João Vasco Paiva: Green Island
“Green Island” is an immersive solo exhibition by João Vasco Paiva (b. 1979) that takes land cityscapes as a starting point to deconstruct various states of ambivalence: framed ideals of the urbanised versus the natural, the push and pull between construction and eventual dereliction.
At the heart of the exhibition is its title, “Green Island”, which refers to a cement brand, produced in Hong Kong, yet established as a company in the early 20th century on an island brandishing the same name in Macao (Ilha Verde). Paiva uses this title as a point of departure, reflecting visually on the irony of the words in the context of the city’s framework, whilst using the material itself to mount a discourse on the urban dialectic. Channelling this are the centrally-placed sets of sculptures: casted water bottles and cement bags. Beyond their literal, medium-based association with the exhibition name, they nod to a city’s growth near water sources, its construction and social productivity. Equally, through their careful arrangement, they engage the force of gravity, the delicate balance between placement and fall, acknowledging the cycle of creation and collapse.

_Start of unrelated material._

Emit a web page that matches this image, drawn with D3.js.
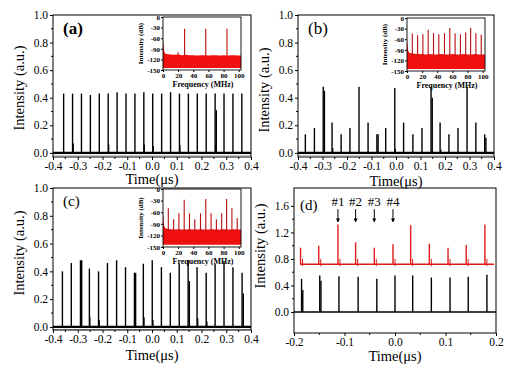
<!DOCTYPE html>
<html><head><meta charset="utf-8">
<script src="https://cdn.jsdelivr.net/npm/d3@7/dist/d3.min.js"></script>
<style>
body{margin:0;background:#fff}
svg{display:block;font-family:"Liberation Serif","Times New Roman",serif}
</style></head><body>
<svg id="fig" width="530" height="376"></svg>
<script>
// ---- time traces (us, a.u.) ----
var timesA = [-0.357,-0.321,-0.285,-0.249,-0.213,-0.177,-0.141,-0.105,-0.069,-0.033,0.003,0.039,0.075,0.111,0.147,0.183,0.219,0.255,0.291,0.327,0.363];
var peaksA = [0.43,0.43,0.43,0.42,0.43,0.43,0.44,0.43,0.43,0.44,0.43,0.43,0.44,0.43,0.43,0.43,0.43,0.43,0.43,0.43,0.43];
var tailsA = [0,0,0,0,0,0,0,0,0,0,0,0,0,0,0,0,0,0.31,0,0,0];
var smallTA = [-0.318,-0.175,-0.031,0.005,0.113,0.257];
var smallVA = [0.07,0.06,0.06,0.05,0.055,0.06];

var timesB = [-0.370,-0.333,-0.297,-0.261,-0.224,-0.188,-0.151,-0.114,-0.078,-0.042,-0.005,0.031,0.069,0.106,0.143,0.180,0.216,0.253,0.290,0.326,0.362];
var peaksB = [0.135,0.18,0.48,0.22,0.135,0.18,0.48,0.22,0.135,0.18,0.47,0.22,0.135,0.18,0.48,0.22,0.135,0.18,0.48,0.22,0.135];
var tailsB = [0,0,0.45,0,0,0,0,0,0.135,0,0,0,0,0,0.40,0,0,0,0,0,0.11];
var smallTB = [-0.258,-0.003,0.183];
var smallVB = [0.035,0.03,0.025];

var timesC = [-0.362,-0.326,-0.289,-0.253,-0.216,-0.180,-0.143,-0.107,-0.071,-0.035,0.001,0.038,0.074,0.110,0.146,0.182,0.219,0.255,0.291,0.327,0.364];
var peaksC = [0.40,0.46,0.48,0.42,0.40,0.46,0.48,0.43,0.39,0.455,0.48,0.43,0.39,0.455,0.48,0.43,0.39,0.455,0.47,0.43,0.39];
var tailsC = [0,0,0.48,0,0,0,0,0,0.39,0,0,0,0,0,0.33,0,0,0,0,0,0.24];
var smallTC = [-0.251,-0.213,-0.032,0.004,0.185,0.222];
var smallVC = [0.07,0.05,0.07,0.05,0.06,0.04];

var timesDk = [-0.185,-0.149,-0.111,-0.073,-0.036,0.000,0.035,0.072,0.109,0.145,0.182];
var peaksDk = [0.50,0.55,0.54,0.53,0.50,0.55,0.55,0.52,0.52,0.53,0.56];
var tailsDk = [0.33,0.47,0,0,0,0,0,0,0,0,0];
var timesDr = [-0.187,-0.151,-0.113,-0.078,-0.041,-0.004,0.031,0.068,0.105,0.141,0.178];
var peaksDr = [0.97,1.00,1.32,1.05,0.97,1.02,1.31,1.03,0.97,1.01,1.32];
var redBase = 0.72;
var arrowT = [-0.113,-0.078,-0.041,-0.004];
var arrowLabels = ["#1","#2","#3","#4"];

// ---- inset spectra (MHz, dB) ----
var floorF = [0,0.7,1.5,3,5,10,15,20,25,30,35,40,45,50,55,60,65,70,75,80,85,90,95,100,103];
var floorA = [-64,-76,-96,-104,-105,-106,-107,-106,-108,-107,-108,-108,-109,-108,-108,-109,-108,-108,-109,-108,-109,-108,-108,-109,-109];
var floorB = [-62,-74,-92,-98,-100,-101,-102,-102,-103,-102,-103,-103,-102,-103,-103,-102,-103,-103,-102,-103,-103,-102,-103,-103,-103];
var floorC = [-62,-76,-95,-101,-103,-104,-105,-104,-105,-105,-104,-105,-105,-104,-105,-105,-104,-105,-105,-104,-105,-105,-104,-105,-105];
var specFA = [20,28.5,56.5,84.5];
var specVA = [-100,-33,-33,-33];
var specFB = [7,14,21,28,35,42,49.5,56.5,63.5,70.5,77.5,84,91,98];
var specVB = [-44,-49,-46,-33,-43,-46,-43,-28,-43,-46,-41,-28,-43,-47];
var specVC = [-50,-78,-63,-28,-63,-78,-63,-26,-63,-78,-63,-26,-50,-75];

var mainXTicks = [-0.4,-0.3,-0.2,-0.1,0,0.1,0.2,0.3,0.4];
var mainYTicks = [0,0.2,0.4,0.6,0.8,1.0];
var dXTicks = [-0.2,-0.1,0,0.1,0.2];
var dYTicks = [0,0.4,0.8,1.2,1.6];
var insetXTicks = [0,20,40,60,80,100];
var insetYTicks = [0,-30,-60,-90,-120,-150];

var svg = d3.select("#fig");
var fmt1 = function(d){ return d.toFixed(1); };

function panel(box, xd, yd, xt, yt, xminor, yminor){
    var x = d3.scaleLinear().domain(xd).range([box.l, box.r]);
    var y = d3.scaleLinear().domain(yd).range([box.b, box.t]);
    var g = svg.append("g");
    // minor ticks
    g.selectAll(".mx").data(xminor).enter().append("line")
        .attr("x1", d => x(d)).attr("x2", d => x(d))
        .attr("y1", box.b).attr("y2", box.b + 2).attr("stroke", "#000");
    g.selectAll(".my").data(yminor).enter().append("line")
        .attr("y1", d => y(d)).attr("y2", d => y(d))
        .attr("x1", box.l).attr("x2", box.l - 2).attr("stroke", "#000");
    var ax = g.append("g").attr("transform", "translate(0," + box.b + ")")
        .call(d3.axisBottom(x).tickValues(xt).tickFormat(fmt1).tickSize(3).tickSizeOuter(0).tickPadding(1.5));
    var ay = g.append("g").attr("transform", "translate(" + box.l + ",0)")
        .call(d3.axisLeft(y).tickValues(yt).tickFormat(fmt1).tickSize(3).tickSizeOuter(0).tickPadding(2));
    [ax, ay].forEach(a => {
        a.attr("font-family", null).attr("font-size", 11.5);
        a.select(".domain").remove();
        a.selectAll("text").attr("fill", "#000");
    });
    return {x: x, y: y, g: g};
}

function frame(g, box){
    g.append("rect").attr("x", box.l).attr("y", box.t)
        .attr("width", box.r - box.l).attr("height", box.b - box.t)
        .attr("fill", "none").attr("stroke", "#000").attr("stroke-width", 1);
}

function pulses(p, times, peaks, tails, base, color, w){
    p.g.selectAll(null).data(times).enter().append("line")
        .attr("x1", d => p.x(d)).attr("x2", d => p.x(d))
        .attr("y1", p.y(base)).attr("y2", (d, i) => p.y(peaks[i]))
        .attr("stroke", color).attr("stroke-width", w);
    p.g.selectAll(null).data(times.filter((d, i) => tails[i] > 0)).enter().append("line")
        .attr("x1", d => p.x(d) + 1.2).attr("x2", d => p.x(d) + 1.2)
        .attr("y1", p.y(base))
        .attr("y2", d => p.y(tails[times.indexOf(d)]))
        .attr("stroke", color).attr("stroke-width", w);
}

function timePanel(box, times, peaks, tails, sT, sV, label, bold, lsize){
    var p = panel(box, [-0.4, 0.4], [box.ymin, 1.0], mainXTicks, mainYTicks,
        [-0.35,-0.25,-0.15,-0.05,0.05,0.15,0.25,0.35], [0.1,0.3,0.5,0.7,0.9]);
    // baseline
    p.g.append("line").attr("x1", box.l).attr("x2", box.r)
        .attr("y1", p.y(0)).attr("y2", p.y(0))
        .attr("stroke", "#000").attr("stroke-width", 2.2);
    p.g.append("line").attr("x1", box.l).attr("x2", box.r)
        .attr("y1", p.y(0) + 2.5).attr("y2", p.y(0) + 2.5)
        .attr("stroke", "#aaa").attr("stroke-width", 0.8);
    pulses(p, times, peaks, tails, 0, "#000", 1.4);
    p.g.selectAll(null).data(sT).enter().append("line")
        .attr("x1", d => p.x(d)).attr("x2", d => p.x(d))
        .attr("y1", p.y(0)).attr("y2", (d, i) => p.y(sV[i]))
        .attr("stroke", "#000").attr("stroke-width", 1.2);
    frame(p.g, box);
    p.g.append("text").attr("x", box.l + 10).attr("y", box.t + box.lab)
        .attr("font-size", lsize).attr("font-weight", bold ? "bold" : "normal").text(label);
    addTitles(box);
    return p;
}

function addTitles(box){
    svg.append("text").attr("transform", "translate(" + (box.l - 29) + "," + box.ty + ") rotate(-90)")
        .attr("text-anchor", "middle").attr("font-size", 14.5).text("Intensity (a.u.)");
    svg.append("text").attr("x", (box.l + box.r) / 2).attr("y", box.b + box.tx)
        .attr("text-anchor", "middle").attr("font-size", 14.5).text("Time(\u03bcs)");
}

function inset(box, fl, sF, sV){
    var x = d3.scaleLinear().domain([0, 103]).range([box.l, box.r]);
    var y = d3.scaleLinear().domain([-150, 0]).range([box.b, box.t]);
    var g = svg.append("g");
    g.append("rect").attr("x", box.l).attr("y", box.t)
        .attr("width", box.r - box.l).attr("height", box.b - box.t).attr("fill", "#fff");
    var area = d3.area().x((d, i) => x(floorF[i])).y0(y(-144)).y1(d => y(d));
    g.append("path").datum(fl).attr("d", area).attr("fill", "#f01010");
    g.selectAll(null).data(sF).enter().append("line")
        .attr("x1", d => x(d)).attr("x2", d => x(d))
        .attr("y1", y(-110)).attr("y2", (d, i) => y(sV[i]))
        .attr("stroke", "#b80d0d").attr("stroke-width", 1.1);
    var ax = g.append("g").attr("transform", "translate(0," + box.b + ")")
        .call(d3.axisBottom(x).tickValues(insetXTicks).tickSize(2).tickSizeOuter(0).tickPadding(1));
    var ay = g.append("g").attr("transform", "translate(" + box.l + ",0)")
        .call(d3.axisLeft(y).tickValues(insetYTicks).tickFormat(d => d === 0 ? "0" : "-" + Math.abs(d)).tickSize(2).tickSizeOuter(0).tickPadding(1));
    [ax, ay].forEach(a => {
        a.attr("font-family", null).attr("font-size", 7).attr("font-weight", "bold");
        a.select(".domain").remove();
        a.selectAll("text").attr("fill", "#000");
    });
    g.append("rect").attr("x", box.l).attr("y", box.t)
        .attr("width", box.r - box.l).attr("height", box.b - box.t)
        .attr("fill", "none").attr("stroke", "#000").attr("stroke-width", 0.9);
    g.append("text").attr("transform", "translate(" + (box.l - 20) + "," + ((box.t + box.b) / 2) + ") rotate(-90)")
        .attr("text-anchor", "middle").attr("font-size", 7).attr("font-weight", "bold").text("Intensity (dB)");
    g.append("text").attr("x", (box.l + box.r) / 2 + 1).attr("y", box.b + 16.5)
        .attr("text-anchor", "middle").attr("font-size", 8).attr("font-weight", "bold").text("Frequency (MHz)");
}

// panel (a)
var boxA = {l: 53, r: 251, t: 15, b: 157, ymin: -0.03, lab: 19, ty: 88, tx: 27};
timePanel(boxA, timesA, peaksA, tailsA, smallTA, smallVA, "(a)", true, 17);
inset({l: 163, r: 241, t: 17, b: 70}, floorA, specFA, specVA);

// panel (b)
var boxB = {l: 298, r: 494, t: 15, b: 157, ymin: -0.03, lab: 19, ty: 90, tx: 29};
timePanel(boxB, timesB, peaksB, tailsB, smallTB, smallVB, "(b)", false, 17);
inset({l: 407, r: 485, t: 18, b: 71}, floorB, specFB, specVB);

// panel (c)
var boxC = {l: 53, r: 251, t: 188, b: 330, ymin: -0.022, lab: 18, ty: 253, tx: 30};
timePanel(boxC, timesC, peaksC, tailsC, smallTC, smallVC, "(c)", false, 15);
inset({l: 163, r: 241, t: 189, b: 247}, floorC, specFB, specVC);

// panel (d)
var boxD = {l: 294, r: 496, t: 188, b: 333, ty: 246, tx: 27.5};
var pd = panel(boxD, [-0.2, 0.2], [-0.317, 1.87], dXTicks, dYTicks,
    [-0.15,-0.05,0.05,0.15], [0.2,0.6,1.0,1.4]);
pd.g.append("line").attr("x1", boxD.l).attr("x2", boxD.r)
    .attr("y1", pd.y(0)).attr("y2", pd.y(0)).attr("stroke", "#000").attr("stroke-width", 1.5);
pd.g.append("line").attr("x1", boxD.l + 6).attr("x2", boxD.r - 2)
    .attr("y1", pd.y(redBase)).attr("y2", pd.y(redBase)).attr("stroke", "#e01b1b").attr("stroke-width", 1.5);
pulses(pd, timesDk, peaksDk, tailsDk, 0, "#000", 1.4);
pulses(pd, timesDr, peaksDr, timesDr.map(() => 0), redBase, "#e01b1b", 1.4);
// red shoulders right after each pulse
pd.g.selectAll(null).data(timesDr).enter().append("line")
    .attr("x1", d => pd.x(d) + 2).attr("x2", d => pd.x(d) + 2)
    .attr("y1", pd.y(redBase - 0.03)).attr("y2", pd.y(redBase + 0.08))
    .attr("stroke", "#e01b1b").attr("stroke-width", 1);
// arrows
var defs = svg.append("defs");
defs.append("marker").attr("id", "ah").attr("viewBox", "0 0 6 6").attr("refX", 5).attr("refY", 3)
    .attr("markerWidth", 4).attr("markerHeight", 4).attr("orient", "auto")
    .append("path").attr("d", "M0,0L6,3L0,6Z").attr("fill", "#000");
pd.g.selectAll(null).data(arrowT).enter().append("line")
    .attr("x1", d => pd.x(d)).attr("x2", d => pd.x(d))
    .attr("y1", pd.y(1.55)).attr("y2", pd.y(1.36))
    .attr("stroke", "#000").attr("stroke-width", 1).attr("marker-end", "url(#ah)");
pd.g.selectAll(null).data(arrowT).enter().append("text")
    .attr("x", d => pd.x(d)).attr("y", pd.y(1.6))
    .attr("text-anchor", "middle").attr("font-size", 13).text((d, i) => arrowLabels[i]);
frame(pd.g, boxD);
pd.g.append("text").attr("x", boxD.l + 6).attr("y", boxD.t + 22).attr("font-size", 15).text("(d)");
addTitles(boxD);
</script>
</body></html>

Between the sculptures, a bed of sand creates a non-flat surface for the viewing of the works, engaging visitors to physically engage with the exhibition context. Building on the actuality or fiction of the setting, ‘Studies for a Possible Green Island’ (2016), presents a series of collages on millimetric paper, which combine photographs of different geographic locations, principally Lamma Island, where Paiva lives and travels from daily – with line drawings of items ranging from rocks to debris, all found either on Ilha Verde, Lamma Island or Lichtenberg in Berlin. Centring further on urban environments, ‘The Highways Department Colour Book’ (2016) comprises a collection of the technical drawings required to build and design all the components of Hong Kong’s public spaces. Presented together as a colouring book, some pages of which have been filled out by Paiva but others purposely not, the work lends a playful twist to the defiance of protocol whilst providing an escape, from stress, from contexts, akin to the youthful act of classroom doodling.
Building on the dichotomy between creation and breakdown is the work ‘Pallet’ (2016), based on the corner of a broken cargo tray. Widely used in markets, the piece is associated with social exchange, marked by consumption; in its incomplete state, broken due to excess items, the work indicates exaggeration or abundance. Additionally, through its process of creation and the materials used – 3D scanning and subsequent reproduction in aluminium – ‘Pallet’ references actual building and constructs. In the context of Hong Kong, the surrounding physical works in the exhibition and the distant hum pervading the space (Mike Cooper’s ‘Ho’omanau nui’), ‘Pallet’ adds a further angle to the fabric of the exhibition, aligning it, evermore clearly, with a consideration of present day ruins, both visual and out of sight.
Ultimately, “Green Island”, as described by Paiva, “presents itself as a ruin of the present day, a post-human landscape, where its features are objects that carry in themselves the traces of mankind – mankind as a component/factor of time.” Highlighting that “the present is already a ruin if we remove the people” from urban settings to natural landscapes, Paiva exposes a cyclical conundrum in that the states of ambivalence, the push and pull between materials and places, which lead to construction and ruin, are created by man – yet – without him, the ruin is already in and of itself.